Rows from a dataset of charts and code:
==*==

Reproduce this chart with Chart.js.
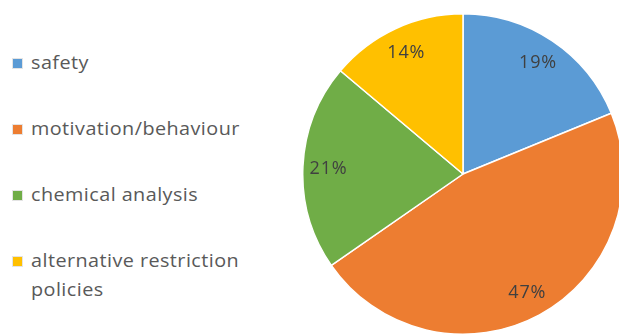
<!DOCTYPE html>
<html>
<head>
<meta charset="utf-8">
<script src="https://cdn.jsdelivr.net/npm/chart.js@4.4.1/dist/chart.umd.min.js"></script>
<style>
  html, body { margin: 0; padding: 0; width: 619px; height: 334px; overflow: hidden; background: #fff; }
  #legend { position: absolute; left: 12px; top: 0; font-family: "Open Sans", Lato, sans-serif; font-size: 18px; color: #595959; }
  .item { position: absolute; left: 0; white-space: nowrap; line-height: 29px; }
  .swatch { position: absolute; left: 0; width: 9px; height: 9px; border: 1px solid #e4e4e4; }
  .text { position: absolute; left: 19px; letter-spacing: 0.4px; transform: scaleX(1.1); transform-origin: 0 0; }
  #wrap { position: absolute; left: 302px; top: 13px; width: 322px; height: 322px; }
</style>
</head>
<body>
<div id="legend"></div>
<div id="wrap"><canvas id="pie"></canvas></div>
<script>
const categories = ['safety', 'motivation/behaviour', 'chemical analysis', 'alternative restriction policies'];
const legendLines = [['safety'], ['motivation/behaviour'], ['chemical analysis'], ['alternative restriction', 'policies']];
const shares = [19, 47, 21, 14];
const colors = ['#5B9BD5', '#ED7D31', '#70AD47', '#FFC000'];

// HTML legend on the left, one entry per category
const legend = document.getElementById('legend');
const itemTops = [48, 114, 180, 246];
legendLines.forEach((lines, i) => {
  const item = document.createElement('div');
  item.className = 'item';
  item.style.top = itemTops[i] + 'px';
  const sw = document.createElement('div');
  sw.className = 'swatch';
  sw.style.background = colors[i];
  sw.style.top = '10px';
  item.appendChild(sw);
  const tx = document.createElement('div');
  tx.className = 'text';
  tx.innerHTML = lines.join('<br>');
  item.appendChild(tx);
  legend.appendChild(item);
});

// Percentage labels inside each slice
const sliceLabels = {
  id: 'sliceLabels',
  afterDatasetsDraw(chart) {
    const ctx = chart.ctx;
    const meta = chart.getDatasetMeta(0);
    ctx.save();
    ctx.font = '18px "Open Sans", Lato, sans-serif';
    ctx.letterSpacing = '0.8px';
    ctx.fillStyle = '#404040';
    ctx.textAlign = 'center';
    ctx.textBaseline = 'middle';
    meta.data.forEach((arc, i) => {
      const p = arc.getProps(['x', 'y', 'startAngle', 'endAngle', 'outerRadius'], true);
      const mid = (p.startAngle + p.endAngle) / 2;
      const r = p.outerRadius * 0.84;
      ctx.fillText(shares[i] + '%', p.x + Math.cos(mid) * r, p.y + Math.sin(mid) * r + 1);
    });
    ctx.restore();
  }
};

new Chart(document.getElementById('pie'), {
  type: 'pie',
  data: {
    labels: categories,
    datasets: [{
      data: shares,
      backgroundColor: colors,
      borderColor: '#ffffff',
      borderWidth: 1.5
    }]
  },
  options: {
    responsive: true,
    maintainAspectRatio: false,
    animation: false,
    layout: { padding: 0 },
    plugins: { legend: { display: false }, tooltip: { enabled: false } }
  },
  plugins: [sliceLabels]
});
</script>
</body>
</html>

==*==

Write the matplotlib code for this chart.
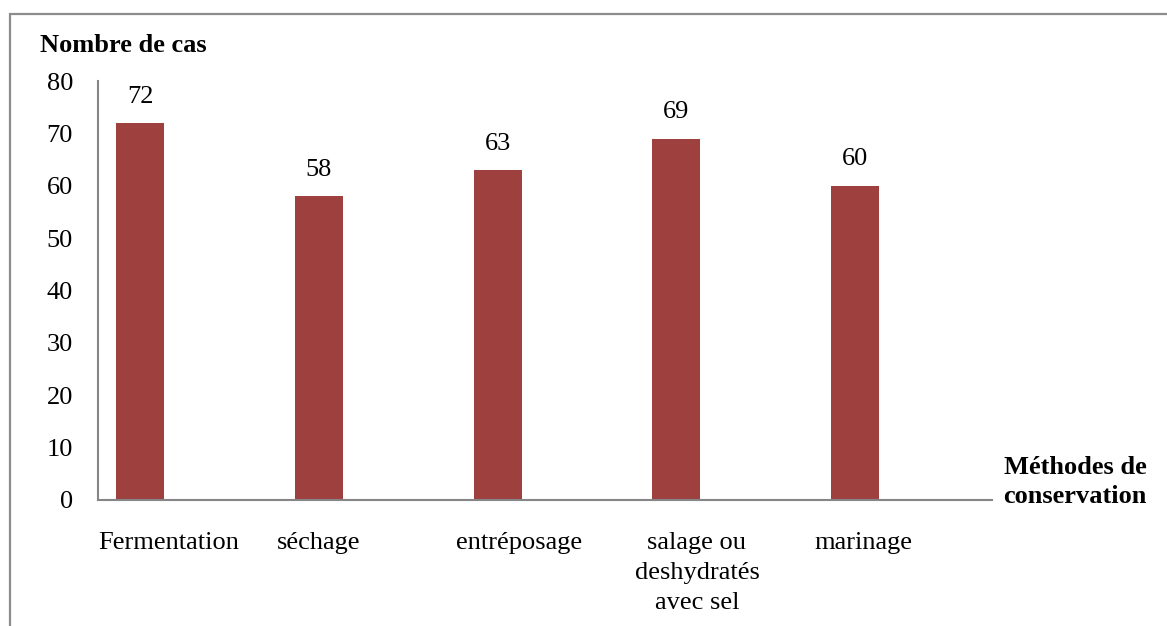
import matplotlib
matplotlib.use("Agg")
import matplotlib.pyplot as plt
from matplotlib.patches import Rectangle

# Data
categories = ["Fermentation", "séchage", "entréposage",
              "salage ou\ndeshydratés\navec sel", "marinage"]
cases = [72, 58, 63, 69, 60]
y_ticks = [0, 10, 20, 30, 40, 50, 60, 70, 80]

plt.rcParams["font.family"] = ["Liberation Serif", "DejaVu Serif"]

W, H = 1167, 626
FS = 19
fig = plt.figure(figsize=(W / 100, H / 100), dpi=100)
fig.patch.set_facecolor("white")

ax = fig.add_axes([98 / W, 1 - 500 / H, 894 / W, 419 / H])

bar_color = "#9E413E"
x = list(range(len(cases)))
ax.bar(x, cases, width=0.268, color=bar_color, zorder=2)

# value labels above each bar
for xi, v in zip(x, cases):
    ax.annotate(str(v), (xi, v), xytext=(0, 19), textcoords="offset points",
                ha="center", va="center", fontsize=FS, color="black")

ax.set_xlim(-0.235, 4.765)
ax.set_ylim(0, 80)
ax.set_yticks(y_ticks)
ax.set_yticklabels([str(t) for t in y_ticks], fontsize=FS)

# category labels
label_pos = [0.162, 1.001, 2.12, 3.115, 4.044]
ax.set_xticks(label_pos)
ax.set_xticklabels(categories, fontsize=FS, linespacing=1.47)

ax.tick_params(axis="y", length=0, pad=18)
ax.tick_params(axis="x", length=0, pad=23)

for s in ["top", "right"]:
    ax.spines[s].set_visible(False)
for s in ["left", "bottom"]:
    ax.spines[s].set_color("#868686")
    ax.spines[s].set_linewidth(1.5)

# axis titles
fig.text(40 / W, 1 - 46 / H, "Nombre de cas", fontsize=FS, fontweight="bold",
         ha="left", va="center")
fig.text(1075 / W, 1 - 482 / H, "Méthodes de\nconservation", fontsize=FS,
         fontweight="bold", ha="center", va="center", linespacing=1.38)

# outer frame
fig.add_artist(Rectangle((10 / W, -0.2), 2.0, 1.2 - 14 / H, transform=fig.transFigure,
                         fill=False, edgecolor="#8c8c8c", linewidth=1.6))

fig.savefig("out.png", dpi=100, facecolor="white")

==*==

[WHAT YOU HAVE TO DO]
Extract the stretch of lines that begins at the line with "Write the matplotlib code for this chart." and ends at the line with "ax.bar(x, cases, width=0.268, color=bar_color, zorder=2)", inclusive. Omit every picture.

[TASK SOLUTION]
Write the matplotlib code for this chart.
import matplotlib
matplotlib.use("Agg")
import matplotlib.pyplot as plt
from matplotlib.patches import Rectangle

# Data
categories = ["Fermentation", "séchage", "entréposage",
              "salage ou\ndeshydratés\navec sel", "marinage"]
cases = [72, 58, 63, 69, 60]
y_ticks = [0, 10, 20, 30, 40, 50, 60, 70, 80]

plt.rcParams["font.family"] = ["Liberation Serif", "DejaVu Serif"]

W, H = 1167, 626
FS = 19
fig = plt.figure(figsize=(W / 100, H / 100), dpi=100)
fig.patch.set_facecolor("white")

ax = fig.add_axes([98 / W, 1 - 500 / H, 894 / W, 419 / H])

bar_color = "#9E413E"
x = list(range(len(cases)))
ax.bar(x, cases, width=0.268, color=bar_color, zorder=2)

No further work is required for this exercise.